Mike Ellis from eduserv talking about getting data out of web pages.
Scraping – basically allows you to extract data from web pages – and then you can do stuff with it! Some helpful tools for scraping:
- Yahoo!Pipes
- Google Docs – use of the importHTML() function to bring in data, and then manipulate it
- dapper.net (also mentioned by Brendan Dawes)
- YQL
- httrack – copy an entire website so you can do local processing
- hacked search – use Yahoo! search to search within a domain – essentially allows you to crawl a single domain and then extract data via search
So, once you’ve scraped your data, you need some tools to ‘mung’ it (i.e. manipulate it)
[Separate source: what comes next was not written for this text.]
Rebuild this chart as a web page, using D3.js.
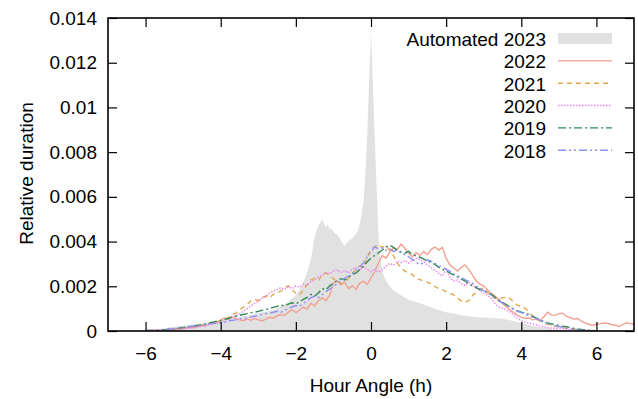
<!DOCTYPE html>
<html><head><meta charset="utf-8">
<script src="https://cdn.jsdelivr.net/npm/d3@7"></script>
<style>body{margin:0;background:#fff}svg{display:block;font-family:"Liberation Sans",Arial,sans-serif}</style>
</head><body><svg id="c" width="638" height="399"></svg>
<script>
// Values in units of 1e-4 (relative duration)
const xTicks = [-6, -4, -2, 0, 2, 4, 6];
const yTicks = [0, 20, 40, 60, 80, 100, 120, 140];
const yTickLabels = ["0", "0.002", "0.004", "0.006", "0.008", "0.01", "0.012", "0.014"];
const legendLabels = ["Automated 2023", "2022", "2021", "2020", "2019", "2018"];

const grayHour = [-6.0,-5.8,-5.6,-5.4,-5.2,-5.0,-4.8,-4.6,-4.4,-4.2,-4.0,-3.8,-3.6,-3.4,-3.2,-3.0,-2.8,-2.6,-2.4,-2.2,-2.1,-2.0,-1.9,-1.8,-1.7,-1.6,-1.55,-1.5,-1.45,-1.4,-1.35,-1.3,-1.25,-1.2,-1.15,-1.1,-1.05,-1.0,-0.95,-0.9,-0.85,-0.8,-0.75,-0.7,-0.65,-0.6,-0.55,-0.5,-0.45,-0.4,-0.35,-0.3,-0.25,-0.2,-0.15,-0.1,-0.05,0.0,0.05,0.1,0.15,0.2,0.25,0.3,0.35,0.4,0.5,0.6,0.7,0.8,0.9,1.0,1.1,1.2,1.3,1.4,1.5,1.6,1.7,1.8,1.9,2.0,2.2,2.4,2.6,2.8,3.0,3.2,3.4,3.6,3.8,4.0,4.2,4.4,4.6,4.8,5.0,5.2,5.4];
const grayValue = [0,0.4,0.8,1.6,2.0,2.4,2.8,3.2,3.6,4.2,4.6,5.2,5.8,6.6,7.2,8.0,8.6,9.4,11.0,13.0,14.6,16.0,18.4,22.0,26.0,32.0,37.0,42.0,45.0,47.0,48.5,50.0,48.0,46.5,47.5,45.5,46.0,44.5,43.5,43.0,42.0,40.5,39.0,38.0,39.5,40.0,41.0,41.5,42.5,43.5,45.0,48.0,52.0,58.0,70.0,88.0,112.0,134.0,110.0,86.0,64.0,42.0,32.0,27.0,24.5,22.5,20.0,18.0,17.0,16.0,15.0,14.0,13.4,13.0,12.4,11.8,11.2,10.6,10.0,9.4,8.8,8.4,7.8,7.0,6.6,6.2,6.0,5.8,5.6,5.2,4.4,3.6,2.8,2.0,1.4,1.0,0.6,0.3,0];

// line series sampled every 0.1 h starting at -6.0
const y2022 = [0.1,0.2,0.2,0.3,0.4,0.5,0.7,0.6,0.9,1.1,1.0,1.4,1.7,1.5,2.1,2.5,2.3,3.2,4.0,3.6,5.0,5.8,5.2,6.3,5.6,5.0,4.6,5.4,4.8,5.6,5.0,4.5,5.3,6.1,5.7,6.8,7.5,6.9,8.4,9.6,8.2,9.4,10.6,9.8,12.4,11.2,13.5,14.8,13.6,16.0,21.5,22.4,20.6,21.8,18.9,20.2,18.6,21.4,22.2,20.8,23.8,26.5,30.4,33.8,32.6,35.4,37.2,36.4,38.9,37.0,34.6,33.2,35.0,33.8,35.6,34.2,36.4,37.6,36.2,37.4,32.5,29.6,28.2,26.8,28.4,29.6,27.6,25.0,22.4,21.0,20.2,18.4,16.8,15.6,14.0,12.2,11.0,9.4,8.2,7.0,6.2,5.6,5.9,5.0,5.3,4.8,6.4,8.4,7.2,7.0,7.8,8.0,6.6,6.0,5.4,5.6,4.4,3.6,3.0,2.6,3.0,3.2,3.6,3.4,2.9,2.6,2.0,2.8,3.7,3.3,3.0];
const y2021 = [0.1,0.2,0.2,0.3,0.4,0.5,0.6,0.8,0.9,1.1,1.3,1.5,1.7,2.0,2.2,2.6,2.9,3.3,3.6,4.1,4.6,5.4,6.0,7.2,8.0,9.4,10.6,11.8,13.4,14.2,13.6,15.0,15.6,14.8,16.4,17.2,17.8,19.4,20.2,18.6,16.8,16.2,18.4,20.6,22.8,23.6,22.6,25.2,26.0,24.8,23.4,22.0,21.2,21.8,23.6,25.8,27.4,29.2,28.6,33.0,36.4,37.8,38.6,37.4,38.2,35.8,33.6,30.4,28.2,26.8,26.0,25.2,23.6,23.0,22.4,21.8,21.2,19.8,19.0,18.4,17.6,17.0,16.2,15.0,13.4,12.8,13.6,15.8,17.4,18.6,19.4,17.2,15.8,14.6,14.2,14.8,15.2,14.6,12.8,11.6,10.8,10.2,8.4,6.6,5.2,4.4,3.6,3.0,2.6,2.2,1.8,1.5,1.2,1.0,0.8,0.6,0.5,0.4,0.3,0.2,0.2];
const y2020 = [0.1,0.1,0.2,0.2,0.3,0.4,0.4,0.6,0.7,0.9,1.0,1.2,1.4,1.5,1.8,2.1,2.4,2.8,3.1,3.6,4.0,4.6,5.4,6.2,7.0,7.6,8.8,10.0,11.2,12.4,13.2,14.6,15.4,17.0,17.8,18.6,19.4,18.6,19.8,19.0,20.2,19.6,21.0,20.4,22.0,22.8,24.2,25.0,26.2,25.6,26.8,27.4,26.2,27.0,26.0,27.6,28.4,27.2,28.8,27.6,26.4,27.8,26.2,27.4,29.0,30.2,29.4,31.2,30.6,31.6,30.4,31.8,32.6,32.0,30.8,29.6,28.4,27.0,25.8,24.6,27.6,24.0,22.4,22.8,21.2,20.4,21.6,20.8,19.0,18.2,16.8,16.0,14.6,12.4,10.8,10.2,9.4,8.6,7.0,5.6,4.6,4.0,3.6,3.2,2.8,2.2,1.8,1.5,1.3,1.2,1.0,0.9,0.8,0.6,0.5,0.4,0.3,0.3,0.2,0.1,0.1];
const y2019 = [0.1,0.2,0.2,0.3,0.4,0.5,0.6,0.8,1.0,1.3,1.6,1.8,2.1,2.2,2.6,2.8,3.2,3.6,4.0,4.4,4.6,5.2,5.6,6.2,6.6,7.0,7.4,7.8,8.2,8.4,8.8,9.2,9.6,10.0,10.6,11.0,11.6,11.2,12.0,12.6,12.2,13.0,14.2,15.0,16.4,15.6,17.0,19.0,18.4,20.2,21.4,22.6,23.4,22.8,24.0,25.2,26.0,27.4,29.0,31.0,32.6,33.8,35.0,36.2,37.6,38.4,37.4,36.2,35.4,34.8,35.6,34.2,33.6,33.0,32.2,31.4,30.6,29.8,28.6,27.6,26.8,26.0,25.0,24.2,23.2,22.4,21.0,20.2,19.4,18.6,18.0,17.2,16.4,15.2,14.0,12.8,11.8,10.8,9.8,9.0,8.4,8.0,7.4,6.6,5.8,5.0,4.2,3.6,3.2,2.8,2.6,2.2,1.9,1.6,1.2,0.9,0.7,0.5,0.3,0.2,0.1];
const y2018 = [0.2,0.3,0.3,0.5,0.6,0.7,0.9,1.0,1.2,1.4,1.5,1.7,2.0,2.2,2.3,2.6,2.9,3.2,3.4,3.6,3.8,4.0,4.4,4.8,5.0,5.4,5.6,5.8,6.2,6.6,7.0,7.4,7.8,8.0,8.4,8.8,8.4,9.2,10.2,10.8,11.4,11.0,12.4,13.6,14.8,15.6,15.0,16.2,17.6,18.8,20.0,21.2,22.4,23.6,24.6,25.6,27.4,28.6,30.6,33.2,35.4,37.6,36.8,37.2,36.0,36.8,35.6,36.2,35.0,34.0,33.2,32.0,30.8,29.6,30.6,31.8,31.2,30.2,29.4,28.6,27.6,26.8,25.6,24.8,24.0,23.0,22.2,21.4,20.2,19.0,18.0,17.0,16.0,14.6,13.4,12.6,11.6,10.6,9.6,8.8,8.2,7.6,6.8,6.2,5.6,4.8,4.0,3.4,2.8,2.4,2.0,1.6,1.3,1.0,0.7,0.5,0.4,0.3,0.2,0.1,0.1];

const seriesDefs = [
  {label: "2022", values: y2022, color: "#f2a090", dash: null},
  {label: "2021", values: y2021, color: "#e3a84c", dash: "5,4"},
  {label: "2020", values: y2020, color: "#ee82ee", dash: "1.5,1.5"},
  {label: "2019", values: y2019, color: "#2e8b57", dash: "8,3,2,3"},
  {label: "2018", values: y2018, color: "#8f8ff5", dash: "8,3,2,3,2,3"}
];

const svg = d3.select("#c");
const L = 108, R = 634, T = 18, B = 331;
const x = d3.scaleLinear().domain([-7, 7]).range([L, R]);
const y = d3.scaleLinear().domain([0, 140]).range([B, T]);

svg.append("clipPath").attr("id", "pc").append("rect")
  .attr("x", L).attr("y", T).attr("width", R - L).attr("height", B - T);
const plot = svg.append("g").attr("clip-path", "url(#pc)");

// gray histogram
const grayPts = grayHour.map((h, i) => [h, grayValue[i]]);
plot.append("path").datum(grayPts)
  .attr("fill", "#e1e1e1")
  .attr("d", d3.area().x(d => x(d[0])).y0(y(0)).y1(d => y(d[1])));

// lines
seriesDefs.forEach(s => {
  const pts = s.values.map((v, i) => [-6 + i * 0.1, v]);
  plot.append("path").datum(pts)
    .attr("fill", "none").attr("stroke", s.color).attr("stroke-width", 1.4)
    .attr("stroke-dasharray", s.dash)
    .attr("d", d3.line().x(d => x(d[0])).y(d => y(d[1])));
});

// axes with inward ticks, mirrored
const fs = 19;
const axB = svg.append("g").attr("transform", `translate(0,${B})`)
  .call(d3.axisBottom(x).tickValues(xTicks).tickSizeInner(-9).tickSizeOuter(0).tickPadding(16).tickFormat(d3.format("d")));
const axT = svg.append("g").attr("transform", `translate(0,${T})`)
  .call(d3.axisTop(x).tickValues(xTicks).tickSizeInner(-9).tickSizeOuter(0).tickFormat(""));
const axL = svg.append("g").attr("transform", `translate(${L},0)`)
  .call(d3.axisLeft(y).tickValues(yTicks).tickSizeInner(-9).tickSizeOuter(0).tickPadding(11).tickFormat((d, i) => yTickLabels[i]));
const axR = svg.append("g").attr("transform", `translate(${R},0)`)
  .call(d3.axisRight(y).tickValues(yTicks).tickSizeInner(-9).tickSizeOuter(0).tickFormat(""));
[axB, axT, axL, axR].forEach(a => {
  a.select(".domain").remove();
  a.selectAll(".tick line").attr("stroke", "#000").attr("stroke-width", 1.2);
  a.selectAll("text").attr("font-size", fs).attr("font-family", "Liberation Sans, Arial, sans-serif").attr("fill", "#000");
});

svg.append("rect").attr("x", L).attr("y", T).attr("width", R - L).attr("height", B - T)
  .attr("fill", "none").attr("stroke", "#000").attr("stroke-width", 1.6);

svg.append("text").attr("x", (L + R) / 2).attr("y", 392).attr("text-anchor", "middle")
  .attr("font-size", fs).text("Hour Angle (h)");
svg.append("text").attr("transform", `translate(26,${(T + B) / 2 - 1}) rotate(-90)`)
  .attr("text-anchor", "middle").attr("dominant-baseline", "central")
  .attr("font-size", fs).text("Relative duration");

// legend
const lg = svg.append("g");
const rowY = i => 38.5 + i * 22.35;
legendLabels.forEach((lab, i) => {
  lg.append("text").attr("x", 546).attr("y", rowY(i) + 1).attr("text-anchor", "end")
    .attr("dominant-baseline", "central").attr("font-size", fs).text(lab);
});
lg.append("rect").attr("x", 558).attr("y", rowY(0) - 5.5).attr("width", 54).attr("height", 11).attr("fill", "#e1e1e1");
seriesDefs.forEach((s, i) => {
  lg.append("line").attr("x1", 558).attr("x2", 612).attr("y1", rowY(i + 1)).attr("y2", rowY(i + 1))
    .attr("stroke", s.color).attr("stroke-width", 1.4).attr("stroke-dasharray", s.dash);
});
</script></body></html>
- regex – regular expressions are hugely powerful, although can be complex – see some examples at http://mashedlibrary.ning.com/forum/topics/extracting-isbns-from-rss
- find/replace – can use any scripting language, but you can even use Word (I like to use Textpad)
- mail merge (!) – if you have data in excel, or access, or csv etc. you can use mail merge to output with other information – e.g. html
- html removal – various functions available
- html tidy – http://tidy.sourceforge.net – can chuck in ‘dirty’ html – e.g cut and pasted from Word, and tidy it up
Processing data:
- Open Calais – service from Reuters that analyses block of text for ‘meaning’ – e.g. if it recognises the name of a city it can give information about the city such as latitude/longitude etc.
- Yahoo!Term Extraction – similar to Open Calais – submit text/data and get back various terms – also allows tuning so that you can get back more relevant results
- Yahoo!geo – a set of Yahoo tools for processing geographic data – http://developer.yahoo.com/geo
The ugly sisters:
- Access and Excel – don’t dismiss these! They are actually pretty powerful
Last resorts:
- Use Freedom of Information – for data you can’t get any other way, submit FoI requests via What do they know
- OCR stuff (Mike has used http://www.softi.co.uk/freeocr.htm)
- Re-key data – or use Mechanical Turk to get people to do it for you?